- Founded: 1988
- Founder: Craig Dory & Brian Levine
- Defunct: 2011
- Status: Defunct
- Genre: Classical music
- Country of origin: United States
- Location: Troy, New York

= Dorian Recordings =

Dorian Recordings was a record label based in Troy, New York, most noted for its extensive series of early music recordings.

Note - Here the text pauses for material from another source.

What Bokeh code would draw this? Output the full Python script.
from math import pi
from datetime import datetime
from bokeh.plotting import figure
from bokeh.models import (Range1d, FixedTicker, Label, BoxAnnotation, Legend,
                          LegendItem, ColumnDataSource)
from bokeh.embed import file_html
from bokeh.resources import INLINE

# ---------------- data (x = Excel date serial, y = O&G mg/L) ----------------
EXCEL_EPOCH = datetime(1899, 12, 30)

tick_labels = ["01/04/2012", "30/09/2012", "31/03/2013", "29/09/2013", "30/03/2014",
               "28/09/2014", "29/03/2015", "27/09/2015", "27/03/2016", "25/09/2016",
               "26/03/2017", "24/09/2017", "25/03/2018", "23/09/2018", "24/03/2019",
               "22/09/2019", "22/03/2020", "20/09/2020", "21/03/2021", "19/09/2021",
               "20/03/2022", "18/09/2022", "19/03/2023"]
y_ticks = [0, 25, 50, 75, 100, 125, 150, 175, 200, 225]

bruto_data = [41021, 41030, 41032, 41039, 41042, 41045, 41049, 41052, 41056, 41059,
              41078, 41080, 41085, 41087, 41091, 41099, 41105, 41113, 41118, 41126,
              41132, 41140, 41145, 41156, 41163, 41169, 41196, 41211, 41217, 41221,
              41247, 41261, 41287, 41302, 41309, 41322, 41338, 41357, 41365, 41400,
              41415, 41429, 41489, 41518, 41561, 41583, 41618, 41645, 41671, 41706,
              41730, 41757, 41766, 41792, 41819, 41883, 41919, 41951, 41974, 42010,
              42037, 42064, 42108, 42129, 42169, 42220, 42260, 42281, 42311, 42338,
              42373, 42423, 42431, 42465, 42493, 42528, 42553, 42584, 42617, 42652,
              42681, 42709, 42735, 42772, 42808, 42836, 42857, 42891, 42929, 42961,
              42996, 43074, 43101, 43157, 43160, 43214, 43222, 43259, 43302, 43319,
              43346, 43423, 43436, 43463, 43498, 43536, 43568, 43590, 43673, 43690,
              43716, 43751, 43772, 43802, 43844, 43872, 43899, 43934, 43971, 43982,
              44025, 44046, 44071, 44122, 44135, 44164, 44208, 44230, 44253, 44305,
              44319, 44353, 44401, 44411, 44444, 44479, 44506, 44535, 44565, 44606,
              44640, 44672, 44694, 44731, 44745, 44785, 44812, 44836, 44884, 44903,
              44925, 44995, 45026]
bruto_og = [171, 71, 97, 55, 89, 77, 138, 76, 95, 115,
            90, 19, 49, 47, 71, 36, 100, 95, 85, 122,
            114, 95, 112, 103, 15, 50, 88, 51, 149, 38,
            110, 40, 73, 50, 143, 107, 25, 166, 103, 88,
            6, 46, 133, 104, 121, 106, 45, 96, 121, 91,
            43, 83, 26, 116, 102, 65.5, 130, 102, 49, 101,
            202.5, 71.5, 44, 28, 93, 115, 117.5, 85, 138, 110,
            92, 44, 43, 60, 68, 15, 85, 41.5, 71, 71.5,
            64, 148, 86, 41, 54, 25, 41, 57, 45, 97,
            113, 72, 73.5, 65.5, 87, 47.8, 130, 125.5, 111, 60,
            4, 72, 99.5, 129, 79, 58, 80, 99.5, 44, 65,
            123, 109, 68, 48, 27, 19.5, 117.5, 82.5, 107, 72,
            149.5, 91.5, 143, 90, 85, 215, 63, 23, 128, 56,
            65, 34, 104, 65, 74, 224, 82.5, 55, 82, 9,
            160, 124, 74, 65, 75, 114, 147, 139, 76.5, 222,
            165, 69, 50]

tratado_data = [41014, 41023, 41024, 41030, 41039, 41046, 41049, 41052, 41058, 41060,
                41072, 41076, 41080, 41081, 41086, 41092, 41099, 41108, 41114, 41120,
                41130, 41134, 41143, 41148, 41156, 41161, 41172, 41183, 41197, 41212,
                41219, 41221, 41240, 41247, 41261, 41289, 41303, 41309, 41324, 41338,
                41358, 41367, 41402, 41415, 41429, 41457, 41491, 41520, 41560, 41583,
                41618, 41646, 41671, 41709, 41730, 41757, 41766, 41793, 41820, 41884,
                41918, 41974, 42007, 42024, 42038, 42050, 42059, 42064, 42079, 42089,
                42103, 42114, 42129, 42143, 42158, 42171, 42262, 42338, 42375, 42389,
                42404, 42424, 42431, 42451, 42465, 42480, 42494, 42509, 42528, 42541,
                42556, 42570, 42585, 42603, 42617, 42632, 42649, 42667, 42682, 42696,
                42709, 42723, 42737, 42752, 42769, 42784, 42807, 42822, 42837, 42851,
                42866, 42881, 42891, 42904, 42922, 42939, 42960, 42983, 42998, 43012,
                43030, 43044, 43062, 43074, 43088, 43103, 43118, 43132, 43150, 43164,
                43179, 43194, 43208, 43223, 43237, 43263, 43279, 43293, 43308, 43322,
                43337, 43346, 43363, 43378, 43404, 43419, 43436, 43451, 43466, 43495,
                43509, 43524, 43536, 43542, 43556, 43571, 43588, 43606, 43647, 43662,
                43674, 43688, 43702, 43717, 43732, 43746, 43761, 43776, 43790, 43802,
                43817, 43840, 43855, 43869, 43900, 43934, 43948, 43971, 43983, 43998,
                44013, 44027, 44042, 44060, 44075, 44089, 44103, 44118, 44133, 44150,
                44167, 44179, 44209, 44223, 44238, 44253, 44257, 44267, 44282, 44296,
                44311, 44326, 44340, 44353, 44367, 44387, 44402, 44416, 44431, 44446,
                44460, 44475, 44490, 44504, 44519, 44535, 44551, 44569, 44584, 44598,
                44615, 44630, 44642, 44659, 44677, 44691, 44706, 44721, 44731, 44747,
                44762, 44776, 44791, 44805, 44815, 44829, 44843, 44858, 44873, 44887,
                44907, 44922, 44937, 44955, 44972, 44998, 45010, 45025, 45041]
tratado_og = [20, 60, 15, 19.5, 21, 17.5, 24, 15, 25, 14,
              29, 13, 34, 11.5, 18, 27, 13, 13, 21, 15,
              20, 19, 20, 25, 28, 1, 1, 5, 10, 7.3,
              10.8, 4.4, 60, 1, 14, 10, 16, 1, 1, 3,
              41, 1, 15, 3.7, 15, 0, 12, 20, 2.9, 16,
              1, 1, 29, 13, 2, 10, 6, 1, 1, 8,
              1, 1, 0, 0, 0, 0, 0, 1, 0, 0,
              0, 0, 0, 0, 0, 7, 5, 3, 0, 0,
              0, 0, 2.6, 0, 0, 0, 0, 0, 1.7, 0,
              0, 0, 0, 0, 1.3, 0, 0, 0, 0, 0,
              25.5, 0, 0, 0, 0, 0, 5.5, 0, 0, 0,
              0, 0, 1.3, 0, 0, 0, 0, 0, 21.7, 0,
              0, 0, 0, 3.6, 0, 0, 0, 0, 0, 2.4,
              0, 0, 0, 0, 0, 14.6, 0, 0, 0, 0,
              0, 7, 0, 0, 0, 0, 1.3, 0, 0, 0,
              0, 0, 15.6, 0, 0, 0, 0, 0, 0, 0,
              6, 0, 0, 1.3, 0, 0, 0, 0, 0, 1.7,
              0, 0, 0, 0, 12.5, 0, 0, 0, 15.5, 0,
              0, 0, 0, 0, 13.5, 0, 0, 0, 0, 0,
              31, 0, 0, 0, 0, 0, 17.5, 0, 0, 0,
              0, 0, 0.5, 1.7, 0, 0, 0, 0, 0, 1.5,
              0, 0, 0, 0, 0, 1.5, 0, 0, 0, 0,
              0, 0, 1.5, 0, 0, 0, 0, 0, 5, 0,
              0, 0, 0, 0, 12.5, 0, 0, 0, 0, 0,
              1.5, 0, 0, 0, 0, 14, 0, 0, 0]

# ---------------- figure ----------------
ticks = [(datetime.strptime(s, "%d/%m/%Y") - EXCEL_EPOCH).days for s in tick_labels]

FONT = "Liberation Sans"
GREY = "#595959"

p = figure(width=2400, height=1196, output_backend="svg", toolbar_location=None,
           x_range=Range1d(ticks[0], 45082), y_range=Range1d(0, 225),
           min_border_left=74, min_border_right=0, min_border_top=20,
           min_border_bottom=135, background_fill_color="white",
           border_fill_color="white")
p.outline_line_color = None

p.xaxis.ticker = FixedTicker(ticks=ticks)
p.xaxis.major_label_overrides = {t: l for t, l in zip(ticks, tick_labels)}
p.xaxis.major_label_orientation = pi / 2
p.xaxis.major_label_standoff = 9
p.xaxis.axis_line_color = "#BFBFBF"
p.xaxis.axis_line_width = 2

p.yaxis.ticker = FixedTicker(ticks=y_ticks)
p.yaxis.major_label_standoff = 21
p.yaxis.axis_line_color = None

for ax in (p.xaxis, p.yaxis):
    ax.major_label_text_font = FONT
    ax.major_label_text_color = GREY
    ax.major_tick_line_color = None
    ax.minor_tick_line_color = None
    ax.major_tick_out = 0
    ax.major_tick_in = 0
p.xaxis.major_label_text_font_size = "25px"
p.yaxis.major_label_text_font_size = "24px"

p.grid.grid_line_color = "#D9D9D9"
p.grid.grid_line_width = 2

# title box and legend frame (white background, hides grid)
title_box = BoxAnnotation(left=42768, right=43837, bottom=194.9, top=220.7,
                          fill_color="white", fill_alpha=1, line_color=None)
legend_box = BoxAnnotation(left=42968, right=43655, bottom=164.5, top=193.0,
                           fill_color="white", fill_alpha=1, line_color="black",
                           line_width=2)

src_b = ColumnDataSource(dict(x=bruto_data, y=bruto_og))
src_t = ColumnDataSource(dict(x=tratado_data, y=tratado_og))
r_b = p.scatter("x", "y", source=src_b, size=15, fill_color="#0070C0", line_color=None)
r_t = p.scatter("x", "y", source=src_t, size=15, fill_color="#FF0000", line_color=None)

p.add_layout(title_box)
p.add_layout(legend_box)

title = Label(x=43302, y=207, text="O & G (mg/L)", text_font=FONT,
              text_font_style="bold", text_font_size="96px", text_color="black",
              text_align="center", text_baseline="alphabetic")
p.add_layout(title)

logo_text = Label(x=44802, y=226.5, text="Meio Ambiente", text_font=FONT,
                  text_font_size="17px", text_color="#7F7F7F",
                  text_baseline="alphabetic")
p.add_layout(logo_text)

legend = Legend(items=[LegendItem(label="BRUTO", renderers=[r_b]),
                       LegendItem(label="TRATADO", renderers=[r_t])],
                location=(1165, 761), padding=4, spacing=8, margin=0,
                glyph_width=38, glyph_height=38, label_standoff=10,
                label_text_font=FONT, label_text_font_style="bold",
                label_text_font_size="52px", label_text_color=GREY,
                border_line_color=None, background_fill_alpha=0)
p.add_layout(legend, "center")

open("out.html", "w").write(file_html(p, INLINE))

Dorian made many of its recordings at the Troy Savings Bank Music Hall, and supported the local all-classical radio station WMHT-FM with recordings of local concerts for broadcast. The label also recorded and published many Latin American compositions, including nine discs with the Simon Bolivar Symphony Orchestra of Venezuela, and a complete series of the Heitor Villa-Lobos string quartets. Dorian made the first recordings of violinist Rachel Barton, the first recording entirely of instrumental chamber works by Mohammed Fairouz, and several CDs with the Czech pianists Ivan Moravec and Antonin Kubalek. The label also recorded the Baltimore Consort with lutenist Ronn McFarlane, collaborations between McFarlane and Julianne Baird, and a series of folk music recordings.

Dorian Recordings' catalog was acquired by Sono Luminus, a company launched in 2005 and based in Winchester, Virginia.